Так что оставались в основном женщины. А кто и когда прислушивался к мнению женщин?
Ну и чему удивляться, что голос и морщинистый кулак возвысил один из стариков.
— СЖЕЧЬ ЕЕ!
— СЖЕЧЬ ЕЕ! — подхватила толпа, включая маленьких детей. — СЖЕЧЬ ВЕДЬМУ!
— Да что же это такое! — отчаянно закричала в ответ Армеция. Будь ее воля, она начала бы швыряться в них вязанками хвороста, сваленными у ног. Наверное, поэтому ее и привязали к столбу. — Я ничего плохого не сделала!
— Не лги! — заорала одна из старух, скрюченная возрастом, словно оплывший свечной огарок. — Ты мою внучку своей черной магией извела!
И в качестве доказательства своих слов вытащила за руку светловолосую девочку и поставила ее перед собой. Та, не столько обозленная, сколько сбитая с толку, таращилась снизу вверх на Армецию. Личико у нее было чистое и гладкое, щеки цвели здоровым румянцем.

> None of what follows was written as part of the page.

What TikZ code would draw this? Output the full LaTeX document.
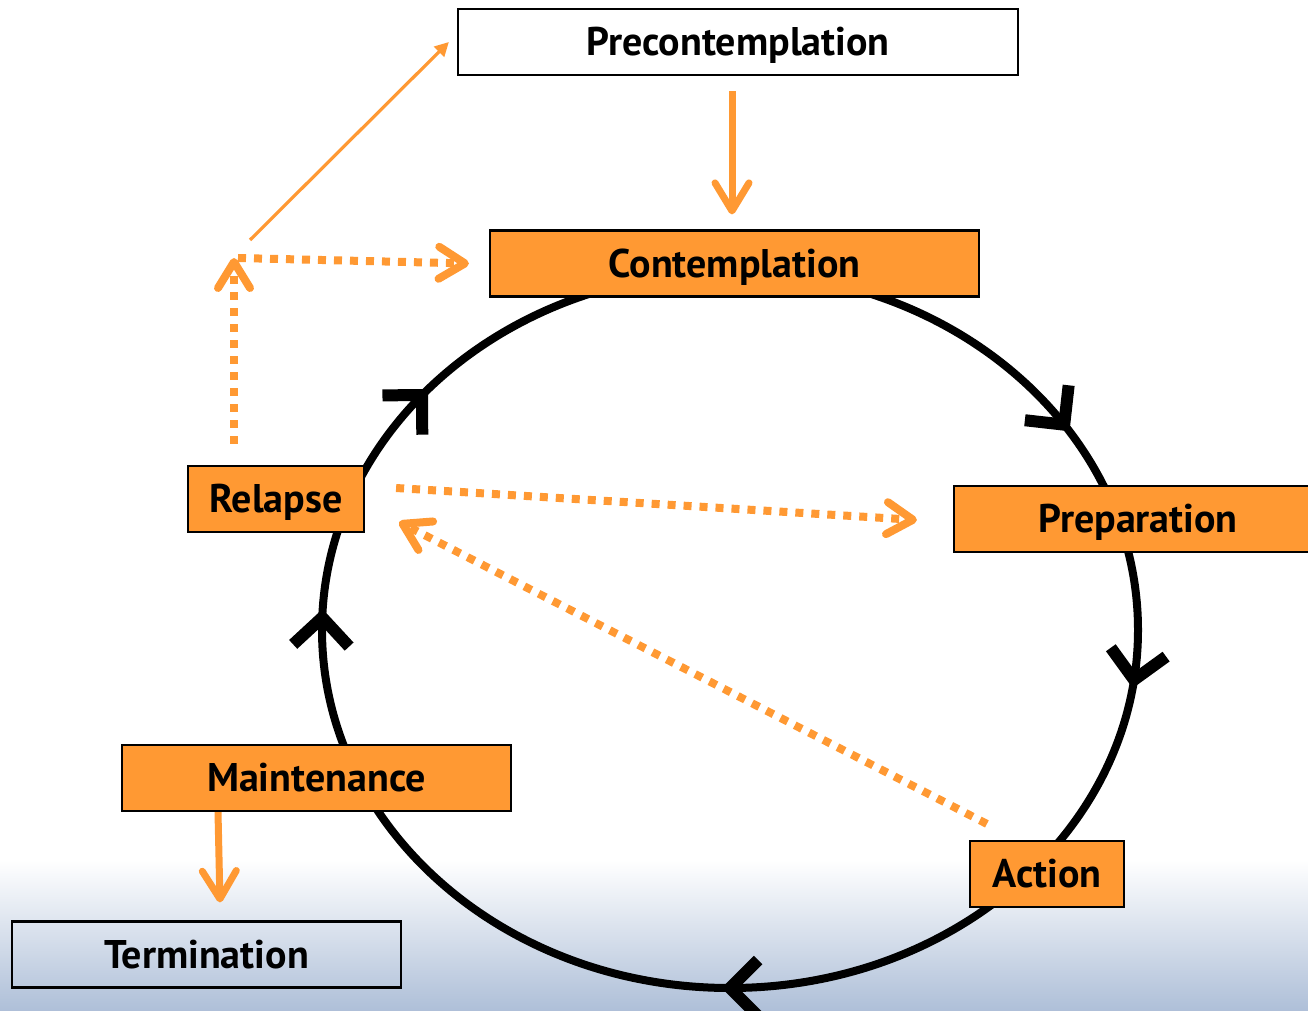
\documentclass[tikz,border=0pt]{standalone}
\usepackage{fontspec}
\setmainfont{PT Sans}
\usetikzlibrary{arrows.meta,decorations.markings,calc}
\definecolor{orng}{HTML}{FF9933}
\definecolor{bgblue}{HTML}{AEBFD8}
\begin{document}
\begin{tikzpicture}[x=1pt,y=-1pt,
  stage/.style={draw=black, line width=2.2pt, fill=orng, minimum height=66pt, inner sep=0pt,
    font=\fontsize{40}{46}\selectfont\bfseries, text height=30pt, text depth=3pt},
  plainstage/.style={stage, fill=white},
  openstage/.style={stage, fill=none},
  solidarrow/.style={draw=orng, line width=7pt, -{Straight Barb[length=28pt,width=34pt,round]}},
  thinarrow/.style={draw=orng, line width=3.2pt, -{Triangle[length=14pt,width=14pt]}},
  dotarrow/.style={draw=orng, line width=8pt, dash pattern=on 8pt off 8pt, -{Straight Barb[length=26pt,width=32pt,round]}},
  cyclemark/.style={decorate, decoration={markings, mark=at position 0 with {\draw[line width=12pt, black, miter limit=4] (-28pt,-28pt) -- (0pt,0pt) -- (-28pt,28pt);}}}
]
\fill[white] (0,0) rectangle (1308,1011);
\shade[top color=white, bottom color=bgblue] (0,860) rectangle (1308,1011);
\useasboundingbox (0,0) rectangle (1308,1011);

% cycle
\draw[line width=8pt] (730,630) ellipse [x radius=408, y radius=358];
\foreach \t in {325, 8, 90, 182, 221} {
  \path[cyclemark] (730,630) ++(\t:408 and 358) arc[start angle=\t, end angle=\t+3, x radius=408, y radius=358];
}

% stages
\node[plainstage, minimum width=560pt] (pre) at (738,42) {Precontemplation};
\node[stage, minimum width=489pt] (cont) at (734.5,263.5) {Contemplation};
\node[stage, minimum width=368pt] (prep) at (1138,519) {Preparation};
\node[stage, minimum width=154pt] (act) at (1047,874) {Action};
\node[stage, minimum width=389pt] (maint) at (316.5,778) {Maintenance};
\node[stage, minimum width=176pt] (rel) at (276,499) {Relapse};
\node[openstage, minimum width=389pt] (term) at (206.5,954.5) {Termination};

% orange connectors
\draw[solidarrow] ($(pre.south)+(-6,15)$) -- ($(cont.north)+(-2.5,-15)$);
\draw[solidarrow] ($(maint.south)+(-98.5,0)$) -- ($(term.north)+(13.5,-18)$);

\coordinate (r0) at (250,240);
\draw[thinarrow] (r0) -- ($(pre.west)+(-8,0)$);

\coordinate (corner) at (234,258);
\draw[dotarrow] ($(rel.north)+(-42,-21)$) -- (corner);
\draw[dotarrow] ($(corner)+(4,0)$) -- ($(cont.west)+(-20,0)$);
\draw[dotarrow] ($(rel.east)+(31,-11)$) -- ($(prep.west)+(-36,1)$);
\draw[dotarrow] ($(act.north west)+(18,-16)$) -- ($(rel.east)+(34,23)$);
\end{tikzpicture}
\end{document}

— Еще нынче утром она вся в оспинах была! А стоило мне на часок отвернуться — и получаю вот это! — Бабка схватила внучку за щеки и довольно грубо встряхнула. — Вот!!! Гладкие, точно ее попка, когда она только родилась! — И она наставила на Армецию палец, ощеривая остатки желтых зубов. — Ведьма! Язычница!!!
— Да ты в своем уме? Как ты можешь вменять мне в вину, что твоя внучка от болезни вылечилась? — Армеция так стиснула зубы, что они едва не раскрошились. — И с чего ты взяла, что именно я это сделала?
— А ты тут единственная чужестранка, — заявила женщина, протягивая руки к толпе. — Все остальные здесь — истовые верные Господа и Его ордена!
— Все, говоришь? — Не имея возможности указывать связанными руками, Армеция ткнула в ее сторону подбородком. — Ты вот когда последний раз в церкви была? Может, это ты какое колдовство над ней совершила, а теперь валишь все на меня?
У бабки так вытянулась физиономия, что Армеция едва удержалась от улыбки. Ей понадобились еще большие усилия, чтобы сдержать смешок, когда толпа пугливо отшатнулась прочь, а на ретивую обвинительницу обратились подозрительные взгляды.
— Глупости это все, — заворчала та, подбочениваясь.
— Ведовство, моя добрая Эндор, материя более чем серьезная, — проговорил капеллан, поглаживая оба свои подбородка. — Даже исцеление от ужасной болезни оказывается хитростью, призванной скрыть гораздо более страшный ущерб. Если мы допустим даже одну-единственную, — он воздел палец, — невесту дьявола в эту мирную голубятню Господних чад, последствия поразят не только детей.
— Вот и мы так думаем.
Толпа опустила головы. Армеция про себя уподобила их стае кур над горкой зерна, но вслух говорить об этом не стала.